The σ-factor is at this point still bonded to RNA polymerase.
The unwinded DNA-strand binds the first incoming, meaning the initiating ribonucleotide and RNA polymerase then forms the first phosphodiester bond. This marks the beginning of the elongation.
Elongation: The elongation process begins with the formation of the first phosphodiester bond. After the eighth or ninth phosphodiester bond, the s factor disassociates from the RNA polymerase, which promotes a tighter bond between the RNA polymerase and the DNA template.
As RNA polymerase continues down the double helix, it continues to separate the two strands of the DNA template. The region containing RNA polymerase, DNA template and the nascent RNA is called the transcription bubble. The newly synthesized RNA forms a hybrid complex, with the template DNA-strand. This RNA-DNA helix is about 8 bp long.
The lengths of the RNA-DNA hybrid and of the unwinded DNA region remain constant during transcription. This means that DNA is rewinded at the back at the same rate as it is unwinded in the front. It also means that the RNA-DNA hybrid is separated in the back as a new ribonucleotide is added in the front. This is all being catalysed by RNA polymerase.
The process of unwinding and restoring the DNA double helix is aided by DNA topoisomerase I and II, which are components of the transcription complex.
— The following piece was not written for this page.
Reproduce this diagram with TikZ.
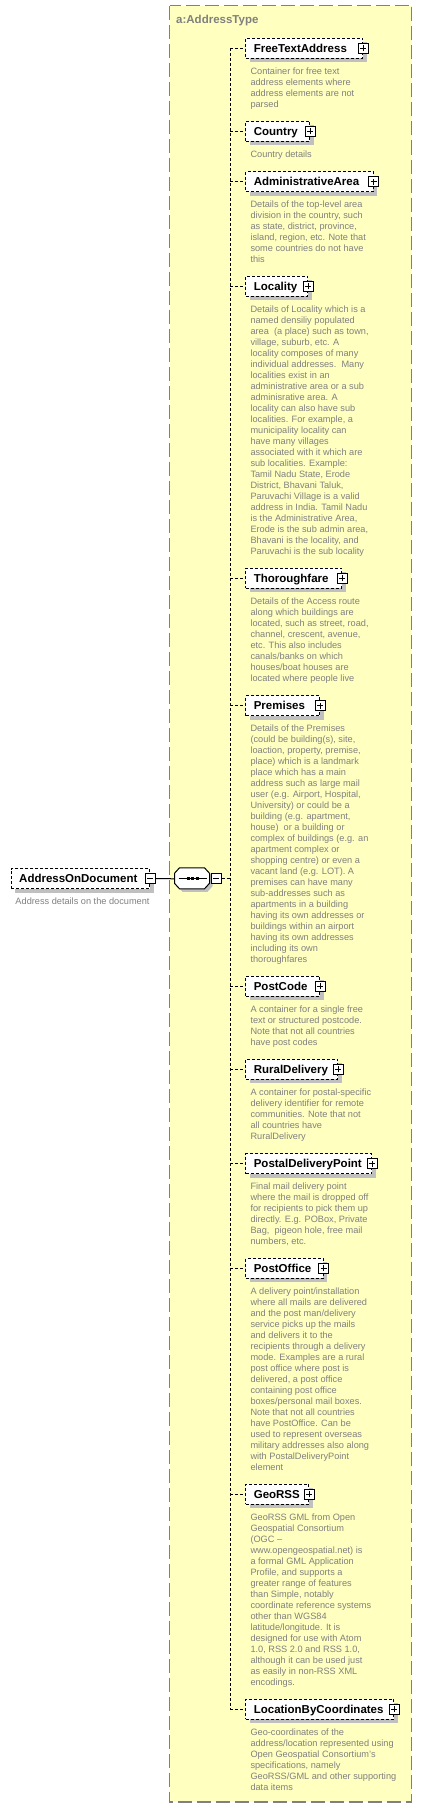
\documentclass[tikz,border=0pt]{standalone}
\usepackage{fontspec}
\setmainfont{Liberation Sans}
\usetikzlibrary{shadows}

\definecolor{typeyellow}{RGB}{255,255,192}
\definecolor{docgray}{RGB}{128,128,128}
\definecolor{shadowgray}{RGB}{192,192,192}
\hyphenpenalty=10000

\tikzset{
  elem/.style={draw, dash pattern=on 3pt off 2pt, fill=white, anchor=west,
    align=left, minimum height=20pt, inner xsep=8pt, inner ysep=0pt,
    text height=8.5pt, text depth=0pt,
    font=\bfseries\fontsize{11.5}{13}\selectfont,
    drop shadow={shadow xshift=4pt, shadow yshift=-4pt, fill=shadowgray, opacity=1}},
  % anchored at the baseline of the last line
  doc/.style={anchor=base west, align=left, inner sep=0pt, text=docgray,
    font=\fontsize{9.2}{11}\selectfont},
  conn/.style={dash pattern=on 3pt off 2pt},
  plusicon/.style={draw, solid, fill=white, minimum size=10pt, inner sep=0pt,
    path picture={\draw ([yshift=2pt]path picture bounding box.south) -- ([yshift=-2pt]path picture bounding box.north)
      ([xshift=2pt]path picture bounding box.west) -- ([xshift=-2pt]path picture bounding box.east);}},
  minusicon/.style={draw, solid, fill=white, minimum size=10pt, inner sep=0pt,
    path picture={\draw ([xshift=2pt]path picture bounding box.west) -- ([xshift=-2pt]path picture bounding box.east);}},
  seqbox/.style={minimum width=35pt, minimum height=21pt, inner sep=0pt}
}

\begin{document}
\begin{tikzpicture}[x=1pt,y=-1pt,line width=1pt]
  \useasboundingbox (0,0) rectangle (422,1809);

  % complex type frame
  \draw[draw=docgray, line width=1.5pt, dash pattern=on 14pt off 5pt, fill=typeyellow]
    (169.5,5.7) rectangle (411.7,1802);
  \node[anchor=base west, inner sep=0pt, text=docgray, font=\bfseries\fontsize{11.5}{13}\selectfont]
    (typename) at (175.7,23.3) {a:AddressType};

  % root element and sequence
  \node[elem, text width=122.6pt] (aod) at (10.7,878.5) {AddressOnDocument};
  \node[minusicon] (aod-x) at (aod.east) {};
  \node[doc] (aod-doc) at (15,904.5) {Address details on the document};
  \node[seqbox] (seq) at (192.5,878.8) {};
  \fill[shadowgray] (seq.north west) ++(8,3) -- ++(25,0) -- ++(5,5.5) -- ++(0,10) -- ++(-5,5.5)
    -- ++(-25,0) -- ++(-5,-5.5) -- ++(0,-10) -- cycle;
  \draw[fill=white] (seq.north west) ++(5,0) -- ++(25,0) -- ++(5,5.5) -- ++(0,10) -- ++(-5,5.5)
    -- ++(-25,0) -- ++(-5,-5.5) -- ++(0,-10) -- cycle;
  \draw ([xshift=4pt]seq.west) -- ([xshift=-4pt]seq.east);
  \foreach \d in {-4.5,0,4.5}
    \fill ([xshift=\d pt]seq.center) +(-1.5,-1.5) rectangle +(1.5,1.5);
  \node[minusicon, anchor=west] (seq-x) at (seq.east) {};
  \draw (aod-x.east) -- (seq.west);
  \coordinate (trunk) at (230.3,878.8);

  % children
  \node[elem, text width=101pt] (ftaddr) at (245.3,48.3) {FreeTextAddress};
  \node[doc] (ftaddr-doc) at (250,107.3) {Container for free text\\address elements where\\address elements are not\\parsed};

  \node[elem, text width=48pt] (country) at (245.3,131.5) {Country};
  \node[doc] (country-doc) at (250,157.5) {Country details};

  \node[elem, text width=111.4pt] (adminarea) at (245.3,181.6) {AdministrativeArea};
  \node[doc] (adminarea-doc) at (250,262.6) {Details of the top-level area\\division in the country, such\\as state, district, province,\\island, region, etc. Note that\\some countries do not have\\this};

  \node[elem, text width=46pt] (locality) at (245.3,286.3) {Locality};
  \node[doc] (locality-doc) at (250,554.3) {Details of Locality which is a\\named densiliy populated\\area\ \ (a place) such as town,\\village, suburb, etc. A\\locality composes of many\\individual addresses.\ \ Many\\localities exist in an\\administrative area or a sub\\adminisrative area. A\\locality can also have sub\\localities. For example, a\\municipality locality can\\have many villages\\associated with it which are\\sub localities. Example:\\Tamil Nadu State, Erode\\District, Bhavani Taluk,\\Paruvachi Village is a valid\\address in India. Tamil Nadu\\is the Administrative Area,\\Erode is the sub admin area,\\Bhavani is the locality, and\\Paruvachi is the sub locality};

  \node[elem, text width=80pt] (thorofare) at (245.3,578.3) {Thoroughfare};
  \node[doc] (thorofare-doc) at (250,681.3) {Details of the Access route\\along which buildings are\\located, such as street, road,\\channel, crescent, avenue,\\etc. This also includes\\canals/banks on which\\houses/boat houses are\\located where people live};

  \node[elem, text width=58pt] (premises) at (245.3,705.5) {Premises};
  \node[doc] (premises-doc) at (250,962.5) {Details of the Premises\\(could be building(s), site,\\loaction, property, premise,\\place) which is a landmark\\place which has a main\\address such as large mail\\user (e.g. Airport, Hospital,\\University) or could be a\\building (e.g. apartment,\\house)\ \ or a building or\\complex of buildings (e.g. an\\apartment complex or\\shopping centre) or even a\\vacant land (e.g. LOT). A\\premises can have many\\sub-addresses such as\\apartments in a building\\having its own addresses or\\buildings within an airport\\having its own addresses\\including its own\\thoroughfares};

  \node[elem, text width=58pt] (postcode) at (245.3,986.3) {PostCode};
  \node[doc] (postcode-doc) at (250,1045.3) {A container for a single free\\text or structured postcode.\\Note that not all countries\\have post codes};

  \node[elem, text width=76pt] (rural) at (245.3,1069.3) {RuralDelivery};
  \node[doc] (rural-doc) at (250,1139.3) {A container for postal-specific\\delivery identifier for remote\\communities. Note that not\\all countries have\\RuralDelivery};

  \node[elem, text width=110pt] (pdp) at (245.3,1163.5) {PostalDeliveryPoint};
  \node[doc] (pdp-doc) at (250,1244.5) {Final mail delivery point\\where the mail is dropped off\\for recipients to pick them up\\directly. E.g. POBox, Private\\Bag,\ \ pigeon hole, free mail\\numbers, etc.};

  \node[elem, text width=61.4pt] (postoffice) at (245.3,1268.3) {PostOffice};
  \node[doc] (postoffice-doc) at (250,1470.3) {A delivery point/installation\\where all mails are delivered\\and the post man/delivery\\service picks up the mails\\and delivers it to the\\recipients through a delivery\\mode. Examples are a rural\\post office where post is\\delivered, a post office\\containing post office\\boxes/personal mail boxes.\\Note that not all countries\\have PostOffice. Can be\\used to represent overseas\\military addresses also along\\with PostalDeliveryPoint\\element};

  \node[elem, text width=47pt] (georss) at (245.3,1494.3) {GeoRSS};
  \node[doc] (georss-doc) at (250,1685.3) {GeoRSS GML from Open\\Geospatial Consortium\\(OGC –\\www.opengeospatial.net) is\\a formal GML Application\\Profile, and supports a\\greater range of features\\than Simple, notably\\coordinate reference systems\\other than WGS84\\latitude/longitude. It is\\designed for use with Atom\\1.0, RSS 2.0 and RSS 1.0,\\although it can be used just\\as easily in non-RSS XML\\encodings.};

  \node[elem, text width=132pt] (locbycoord) at (245.3,1709.3) {LocationByCoordinates};
  \node[doc] (locbycoord-doc) at (250,1790.3) {Geo-coordinates of the\\address/location represented using\\Open Geospatial Consortium's\\specifications, namely\\GeoRSS/GML and other supporting\\data items};

  % connectors
  \draw[conn] (seq-x.east) -- (trunk);
  \draw[conn] (trunk |- ftaddr.west) -- (trunk |- locbycoord.west);
  \foreach \n in {ftaddr,country,adminarea,locality,thorofare,premises,postcode,rural,pdp,postoffice,georss,locbycoord} {
    \draw[conn] (trunk |- \n.west) -- (\n.west);
    \node[plusicon] (\n-x) at (\n.east) {};
  }
\end{tikzpicture}
\end{document}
Topoisomerase I relaxes the positive supercoils introduced by the local unwinding of the helix, because it removes the negative supercoils introduced by the RNA polymerase on the site of transcription. This means that topoisomerase I goes in front and behind the transcription bubble.
Topoisomerase II introduces negative supercoils in DNA and can increase the efficiency of promoters on distant sites.
During the elongation process, it is only one RNA polymerase that transcribes the entire gene, meaning RNA polymerase has a very high processivity and it won’t let go until the entire gene is transcribed.
Termniation:
The termination of the transcription can be ρ -dependant or ρ - independent.
ρ -independent termination:
The template DNA (the anticoding strand) contains stop signals. These contain a GC-rich palindromic sequence followed by an AT-rich region.
The GC-palindromic region transcribed into RNA is self-complimentary, so it makes a very stable hairpin, since the C and G form three hydrogen bonds. RNA polymerase seems to release the DNA-RNA hybrid as soon it has encountered a hairpin.
The AT-rich sequence on the DNA template is transcribed into a U-rich sequence on the RNA strand. The bonds between the RNA and DNA hybrid are now the ones between rU – dA. They are the weakest of all, which leads to disassociation of the RNA from DNA and release of the RNA polymerase.
After that, the template DNA pairs with the coding DNA and the transcription bubble closes.
ρ
- dependent
termination:
Stryer, s. 789 - fig.28.12
The ρ-factor is a hexameric protein that has an essential RNA-dependant ATP-ase activity. It hydrolyses ATP only in the presence of a single stranded RNA, but not in the presence of DNA or duplex RNA. The ρ - factor is brought into action by sequences located on the nascent RNA rich in C and poor in G.
The ρ - factor binds RNA in that way that the RNA molecule passes through the center of the protein structure. The ATP-ase activity of the ρ - factor enables the protein to pull the nascent RNA while pursuing the RNA polymerase. When ρ catches RNA polymerase at the transcription bubble, it breaks the RNA-DNA hybrid by functioning as a helicase.
There are 2 major differences in the transcription process in eukaryotes and prokaryotes:
In eukaryotes, transcription takes place in the nucleus, while translation happens in the cytoplasm a little bit later. In prokaryotes, which have no nucleus, translation of the RNA begins while the transcription still goes on.
Eukaryotes very extensively process nascent mRNA, and prokaryotes do not. Nearly all mRNA precursors in eukaryotes are spliced.